A 44μW Two-Electrode ECG Acquisition ASIC with Hybrid Motion Artifact Removal and Power-Efficient R-Peak Detection

• Published in: IEEE transactions on biomedical circuits and systems Vol. PP; pp. 1 - 13
• Main Authors: Qu, Tianxiang, Yang, Xuecheng, Tang, Biao, Li, Xiao, Chen, Min, Hong, Zhiliang, Zeng, Xiaoyang, Xu, Jiawei
• Format: Journal Article
• Language: English
• Published: United States IEEE 28.03.2025
• Subjects: Accuracy; adaptive filter; analog front-end (AFE); biopotential amplifier; commonmode interference; ECG; Electrocardiography; Electrodes; Heart rate detection; Impedance; Interference; Motion artifacts; Noise; Power demand; QRS detection; System-on-chip; Two-electrode
• ISSN: 1932-4545; 1940-9990; 1940-9990
• DOI: 10.1109/TBCAS.2025.3556256

Motion artifacts (MA), common-mode interference (CMI), and varying electrode-tissue impedance (ETI) are the main factors that cause heart rate detection errors in practical wearable ECG acquisition.

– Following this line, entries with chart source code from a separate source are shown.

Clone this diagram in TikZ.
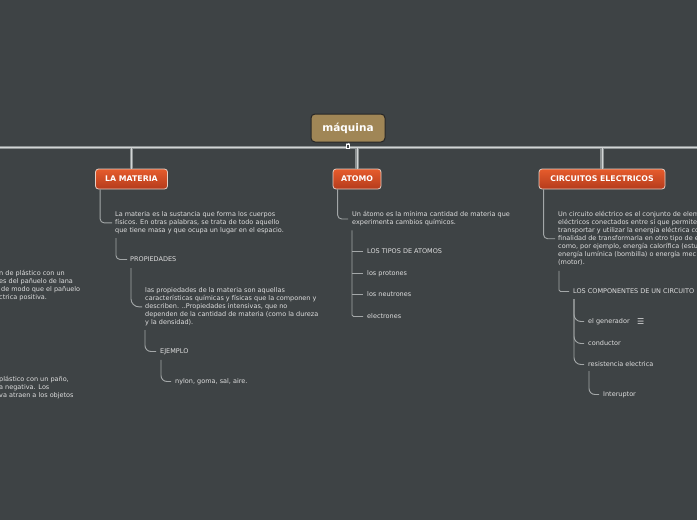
\documentclass[tikz,border=0pt]{standalone}
\usepackage{fontspec}
\setmainfont{DejaVu Sans}
\definecolor{bg}{HTML}{3E4345}
\definecolor{rootc}{HTML}{A08656}
\definecolor{topA}{HTML}{E65C2C}
\definecolor{topB}{HTML}{B53B1C}
\definecolor{topBorder}{HTML}{E6CFC4}
\definecolor{txtc}{HTML}{DEDEDE}
\definecolor{brc}{HTML}{A3A7A8}
\definecolor{trc}{HTML}{8D9293}
\definecolor{trin}{HTML}{D2D5D5}
\begin{document}
\begin{tikzpicture}[x=1pt,y=-1pt,
  rootbox/.style={rounded corners=4pt, fill=rootc, draw=black!85, line width=1pt, text=white,
    font=\bfseries\fontsize{10.5}{12}\selectfont, minimum width=74pt, minimum height=28pt, inner sep=0pt},
  topic/.style={rounded corners=3pt, top color=topA, bottom color=topB, draw=topBorder, line width=0.8pt,
    text=white, font=\bfseries\fontsize{7.8}{9}\selectfont, minimum height=20pt, inner sep=0pt},
  txt/.style={anchor=north west, inner sep=0pt, align=left, text=txtc, font=\fontsize{6.5}{8}\selectfont, yshift=-1.5pt},
  lbl/.style={anchor=west, inner sep=0pt, text=txtc, font=\fontsize{6.5}{8}\selectfont, yshift=-1.5pt},
  br/.style={draw=brc, line width=0.9pt, rounded corners=4pt},
  trunk/.style={draw=trc, line width=3.6pt},
  trunkin/.style={draw=trin, line width=1pt}]
\fill[bg] (0,0) rectangle (697,520);
\clip (0,0) rectangle (697,520);

% main nodes
\node[rootbox] (root) at (348,128) {máquina};
\node[topic, minimum width=72pt] (mat) at (131.5,179) {LA MATERIA};
\node[topic, minimum width=48pt] (atom) at (357,179) {ATOMO};
\node[topic, minimum width=126pt] (circ) at (602,179) {CIRCUITOS ELECTRICOS};

% trunk
\coordinate (tl) at (-5,147.5);
\coordinate (tr) at (702,147.5);
\foreach \s in {trunk,trunkin}{
  \draw[\s] (tl) -- (tr);
  \draw[\s] (root.south) -- (root.south |- tl);
  \draw[\s] (mat.north) -- (mat.north |- tl);
  \draw[\s] (atom.north) -- (atom.north |- tl);
  \draw[\s] (circ.north) -- (circ.north |- tl);
}
\node[draw=white, fill=bg, minimum width=3pt, minimum height=4pt, inner sep=0pt, line width=0.5pt] (mk) at (348,146.5) {};

% LA MATERIA branch
\node[txt] (matd) at (115,210) {La materia es la sustancia que forma los cuerpos\\físicos. En otras palabras, se trata de todo aquello\\que tiene masa y que ocupa un lugar en el espacio.};
\draw[br] ([xshift=5pt]mat.south west) |- ([xshift=-3pt]matd.west);
\node[lbl] (prop) at (130,258) {PROPIEDADES};
\draw[br] ([xshift=1pt,yshift=-4pt]matd.south west) |- ([xshift=-3pt]prop.west);
\node[txt] (propd) at (145,286) {las propiedades de la materia son aquellas\\características químicas y físicas que la componen y\\describen. ..Propiedades intensivas, que no\\dependen de la cantidad de materia (como la dureza\\y la densidad).};
\draw[br, rounded corners=8pt] ([xshift=1pt,yshift=-6pt]prop.south west) |- ([xshift=-3pt]propd.west);
\node[lbl] (ej) at (160,350) {EJEMPLO};
\draw[br, rounded corners=6pt] ([yshift=-4pt]propd.south west) |- ([xshift=-4pt]ej.west);
\node[lbl] (nyl) at (175,380) {nylon, goma, sal, aire.};
\draw[br, rounded corners=6pt] ([xshift=1pt,yshift=-5pt]ej.south west) |- ([xshift=-4pt]nyl.west);

% left cut-off texts
\node[txt] (lfa) at (-1,269) {n de plástico con un\\es del pañuelo de lana\\\hspace*{2pt}de modo que el pañuelo\\ctrica positiva.};
\node[txt] (lfb) at (-1,375) {plástico con un paño,\\a negativa. Los\\va atraen a los objetos};

% ATOMO branch
\node[txt] (atd) at (352,210) {Un átomo es la mínima cantidad de materia que\\experimenta cambios químicos.};
\draw[br] ([xshift=5pt]atom.south west) |- ([xshift=-4pt]atd.west);
\node[lbl] (t1) at (367,250) {LOS TIPOS DE ATOMOS};
\node[lbl] (t2) at (367,272) {los protones};
\node[lbl] (t3) at (367,293) {los neutrones};
\node[lbl] (t4) at (367,315) {electrones};
\draw[br, rounded corners=1.5pt] ([yshift=-4pt]atd.south west) |- ([xshift=-4pt]t4.west);
\foreach \t in {t1,t2,t3}{
  \draw[br] (atd.south west |- \t.west) -- ([xshift=-4pt]\t.west);
}

% CIRCUITOS branch
\node[txt] (cd) at (558,210) {Un circuito eléctrico es el conjunto de elem\\eléctricos conectados entre sí que permite\\transportar y utilizar la energía eléctrica co\\finalidad de transformarla en otro tipo de e\\como, por ejemplo, energía calorífica (estu\\energía lumínica (bombilla) o energía mec\\(motor).};
\draw[br] ([xshift=5pt]circ.south west) |- ([xshift=-3pt]cd.west);
\node[lbl] (comp) at (573,290) {LOS COMPONENTES DE UN CIRCUITO};
\draw[br, rounded corners=1.5pt] ([xshift=1pt,yshift=-5pt]cd.south west) |- ([xshift=-4pt]comp.west);
\node[lbl] (g1) at (588,320) {el generador};
\node[lbl] (g2) at (588,342) {conductor};
\node[lbl] (g3) at (588,363) {resistencia electrica};
\node[lbl, font=\fontsize{8}{9}\selectfont] (ico) at (637,320) {☰};
\foreach \g in {g1,g2,g3}{
  \draw[br, rounded corners=7pt] ([xshift=1pt,yshift=-5pt]comp.south west) |- ([xshift=-4pt]\g.west);
}
\node[lbl] (int) at (603,393) {Interuptor};
\draw[br, rounded corners=6pt] ([xshift=1pt,yshift=-4pt]g3.south west) |- ([xshift=-4pt]int.west);
\end{tikzpicture}
\end{document}
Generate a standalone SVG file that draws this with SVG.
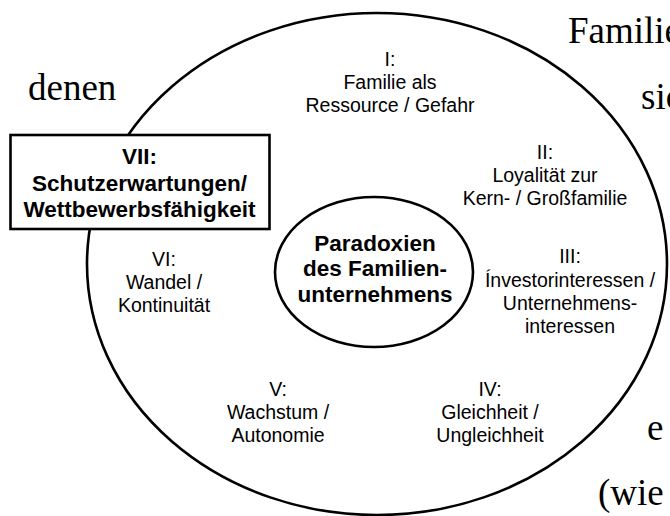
<svg xmlns="http://www.w3.org/2000/svg" width="670" height="516" viewBox="0 0 670 516">
<style>
.bg{fill:#fff}
.ln{fill:none;stroke:#000;stroke-width:2.6}
.box{fill:#fff;stroke:#000;stroke-width:2.6}
.wht{fill:#fff;stroke:#000;stroke-width:2.6}
.r{font-family:"Liberation Sans",Arial,sans-serif;font-size:19.5px;fill:#000;text-anchor:middle}
.b{font-family:"Liberation Sans",Arial,sans-serif;font-size:22.5px;font-weight:bold;fill:#000;text-anchor:middle}
.s{font-family:"Liberation Serif","Times New Roman",serif;font-size:37px;fill:#000}
</style>
<rect class="bg" x="0" y="0" width="670" height="516"/>
<g id="page-text">
<text class="s" x="568" y="43">Familie</text>
<text class="s" x="28" y="100">denen</text>
<text class="s" x="641" y="109">sic</text>
<text class="s" x="647" y="440">e</text>
<text class="s" x="598" y="505">(wie</text>
</g>
<g id="outer">
<ellipse class="ln" cx="377" cy="264" rx="290" ry="251"/>
</g>
<g id="connectors"></g>
<g id="p1">
<text class="r" x="390" y="66">I:</text>
<text class="r" x="390" y="89">Familie als</text>
<text class="r" x="390" y="112">Ressource / Gefahr</text>
</g>
<g id="p2">
<text class="r" x="545" y="159">II:</text>
<text class="r" x="545" y="182">Loyalität zur</text>
<text class="r" x="545" y="205">Kern- / Großfamilie</text>
</g>
<g id="p3">
<text class="r" x="570" y="263">III:</text>
<text class="r" x="570" y="287">Ínvestorinteressen /</text>
<text class="r" x="570" y="310">Unternehmens-</text>
<text class="r" x="570" y="333">interessen</text>
</g>
<g id="p4">
<text class="r" x="490" y="396">IV:</text>
<text class="r" x="490" y="419">Gleichheit /</text>
<text class="r" x="490" y="442">Ungleichheit</text>
</g>
<g id="p5">
<text class="r" x="278" y="396">V:</text>
<text class="r" x="278" y="419">Wachstum /</text>
<text class="r" x="278" y="442">Autonomie</text>
</g>
<g id="p6">
<text class="r" x="164" y="266">VI:</text>
<text class="r" x="164" y="289">Wandel /</text>
<text class="r" x="164" y="312">Kontinuität</text>
</g>
<g id="p7">
<rect class="box" x="10.5" y="135" width="259" height="94"/>
<text class="b" x="139.5" y="164">VII:</text>
<text class="b" x="139.5" y="191">Schutzerwartungen/</text>
<text class="b" x="139.5" y="217">Wettbewerbsfähigkeit</text>
</g>
<g id="center">
<ellipse class="wht" cx="374" cy="272" rx="99" ry="75"/>
<text class="b" x="375" y="251">Paradoxien</text>
<text class="b" x="375" y="276">des Familien-</text>
<text class="b" x="375" y="302">unternehmens</text>
</g>
</svg>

These problems are further exacerbated in two-electrode based ECG systems. This article presents an ambulatory ECG acquisition ASIC with fully integrated, low power motion artifacts removal (MAR) and heart rate detection, specifically for two-electrode ECG measurement. To alleviate the significant CMI due to the absence of subject bias electrode, this work utilizes an improved common-mode cancellation scheme to suppress CMI up to 40V pp with dynamic power consumption. To address excessive MA caused by the body movement, a hybrid MAR technique is proposed, where both ETI and DC electrode offset (DEO) signals are incorporated as inputs to the adaptive filter. This approach not only prevents channel saturation in a power-efficient manner, but also accurately extracts MA and suppresses it in real time, thereby ensuring stable ECG outputs and accurate, power-efficient R -peak detection even in the presence of body movements. Fabricated in a standard 180nm CMOS process, the core IA achieves an input referred noise (IRN) of 0.62μV rms (1-150Hz), an input impedance of 1.9GΩ and a total-CMRR (T-CMRR) of 92dB at 50Hz. In a two-electrode configuration, the ASIC successfully suppresses the MA and obtains a high-quality ECG with well-identified QRS complex, enabling the built-in R -peak detection algorithm to calculate real-time heart rate more accurately and efficiently.